Controversial pay out the Japan Bank for International Cooperation (jbic) announced a Rs 560-crore loan to the Orissa State Forestry Sector Development Project on April 4, 2006. The state government had been negotiating for this loan since 1998-1999.

However, the decision is facing stiff opposition from communities that promote forests and from environmental groups in the state who are going on a massive protest from April 22. They allege that the loan would be "an additional burden' on the already ailing economy of Orissa.

"We don't understand the need for such a huge loan for the forestry sector, particularly when the Orissa forest department has miserably failed in implementing its earlier projects,' says Laxmidhar Balia of Orissa Jungle Manch (ojm). ojm is a federation of self-initiated forest protection groups and represents at least 10,000 villages protecting about 750,500 hectares (ha) of forests without any external assistance.

The forest communities contend that earlier in the 1980s, the state government had taken Rs 167-crore loan from the Swedish International Development Agency (sida) for its social forestry programme. sida supported the programme from 1983 to 1996; but the forest department failed to achieve visible results.

But jbic is satisfied with the department's performance and says, "Around 50 per cent of the loan would be spent to strengthen communities involved in joint forest management and to reduce poverty.' ojm dismisses the claim: "The loan in the name of forest protection is only a means of covering salaries.' Besides, environmental groups are also against the project because it might affect sensitive coastal zones and fragile ecosystems like those in the Satkosia Gorge sanctuary.

Meanwhile, the Japan Centre for A Sustainable Environment and Society (jcases), a Japanese ngo that critically analyses all jbic investments, too has joined ojm's protest and threatened to take the issue to various international forums.

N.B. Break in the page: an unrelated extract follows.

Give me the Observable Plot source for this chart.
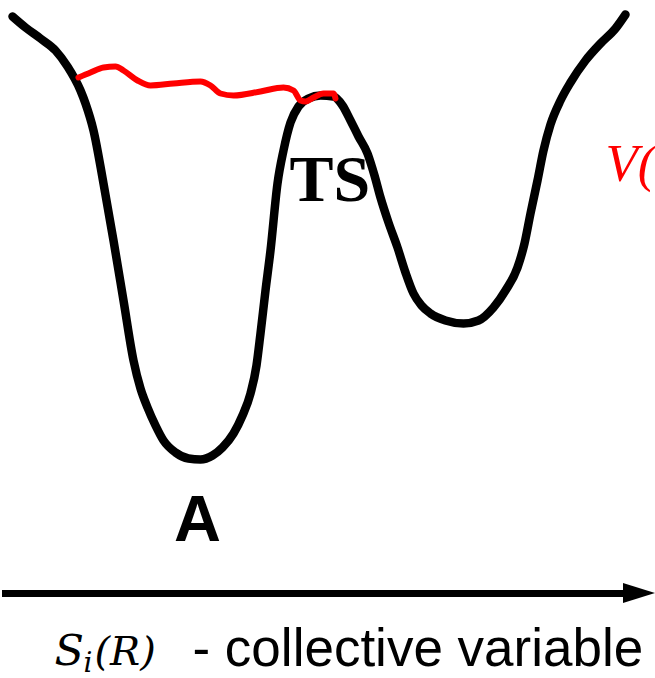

The forestry project aims to promote sustainable forest management and enhance poverty-alleviation in the project area, which covers 2,225,000 ha of forests. The project, according to chief minister Naveen Patnaik, will be implemented over the next seven years and will cover 11 forest divisions for forest management, one wildlife division for biodiversity conservation and two wildlife divisions for coastal plantations. Under the project, Rs 284 crore is for forest management including plantation of casuarinas and mangroves in coastal belts; Rs 223 crore is for capacity-building of forest protection societies and communities protecting forests; Rs 70 crore is for developing infrastructure, such as marketing facilities for minor forest produce; and Rs 12 crore is for biodiversity management and eco-tourism in five sites such as Satkosia Gorge sanctuary, Kotgad sanctuary and Lakhari Valley sanctuary.